Dataset items:

═══

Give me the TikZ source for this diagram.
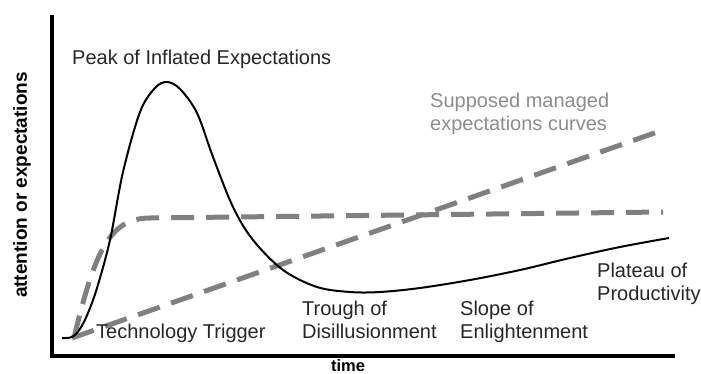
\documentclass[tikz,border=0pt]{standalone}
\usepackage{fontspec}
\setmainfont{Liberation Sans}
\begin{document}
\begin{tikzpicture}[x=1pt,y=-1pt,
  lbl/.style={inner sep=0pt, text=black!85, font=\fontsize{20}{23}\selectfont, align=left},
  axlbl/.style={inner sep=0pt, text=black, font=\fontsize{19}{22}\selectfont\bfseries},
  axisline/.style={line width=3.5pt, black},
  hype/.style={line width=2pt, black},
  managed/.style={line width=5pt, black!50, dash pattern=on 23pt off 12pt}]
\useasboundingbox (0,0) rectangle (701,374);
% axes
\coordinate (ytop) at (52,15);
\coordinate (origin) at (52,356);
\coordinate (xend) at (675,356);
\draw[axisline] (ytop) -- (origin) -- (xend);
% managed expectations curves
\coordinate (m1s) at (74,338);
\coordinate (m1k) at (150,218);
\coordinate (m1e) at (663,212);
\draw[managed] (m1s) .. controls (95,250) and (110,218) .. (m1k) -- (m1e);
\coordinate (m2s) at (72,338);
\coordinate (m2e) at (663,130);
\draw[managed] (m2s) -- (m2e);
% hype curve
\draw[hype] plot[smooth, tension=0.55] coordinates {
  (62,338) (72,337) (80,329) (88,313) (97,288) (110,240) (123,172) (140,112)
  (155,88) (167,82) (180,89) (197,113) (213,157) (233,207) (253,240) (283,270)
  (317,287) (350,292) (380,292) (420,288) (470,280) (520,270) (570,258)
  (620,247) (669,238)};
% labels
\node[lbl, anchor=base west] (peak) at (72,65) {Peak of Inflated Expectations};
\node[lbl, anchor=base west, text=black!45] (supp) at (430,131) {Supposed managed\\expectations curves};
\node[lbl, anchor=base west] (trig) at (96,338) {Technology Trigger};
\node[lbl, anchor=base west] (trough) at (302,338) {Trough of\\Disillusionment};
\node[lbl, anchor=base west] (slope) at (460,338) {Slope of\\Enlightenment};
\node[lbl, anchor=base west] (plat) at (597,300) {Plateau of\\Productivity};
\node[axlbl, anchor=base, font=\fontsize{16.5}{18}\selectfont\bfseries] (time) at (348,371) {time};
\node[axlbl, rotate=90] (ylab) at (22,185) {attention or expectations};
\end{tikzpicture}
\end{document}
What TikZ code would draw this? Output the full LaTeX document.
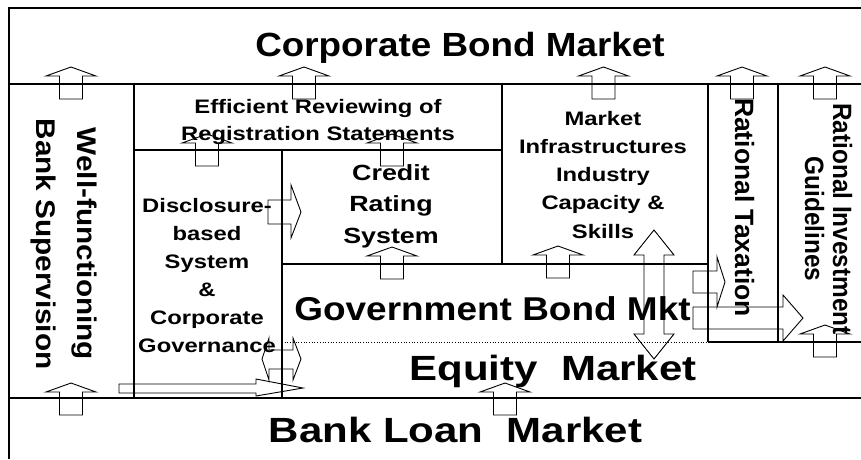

═══

» Exercise
Go through the listing above and locate each line that holds the word "draw". Copy those lines.

» Final answer
\draw[axisline] (ytop) -- (origin) -- (xend);
\draw[managed] (m1s) .. controls (95,250) and (110,218) .. (m1k) -- (m1e);
\draw[managed] (m2s) -- (m2e);
\draw[hype] plot[smooth, tension=0.55] coordinates {
What TikZ code would draw this? Output the full LaTeX document.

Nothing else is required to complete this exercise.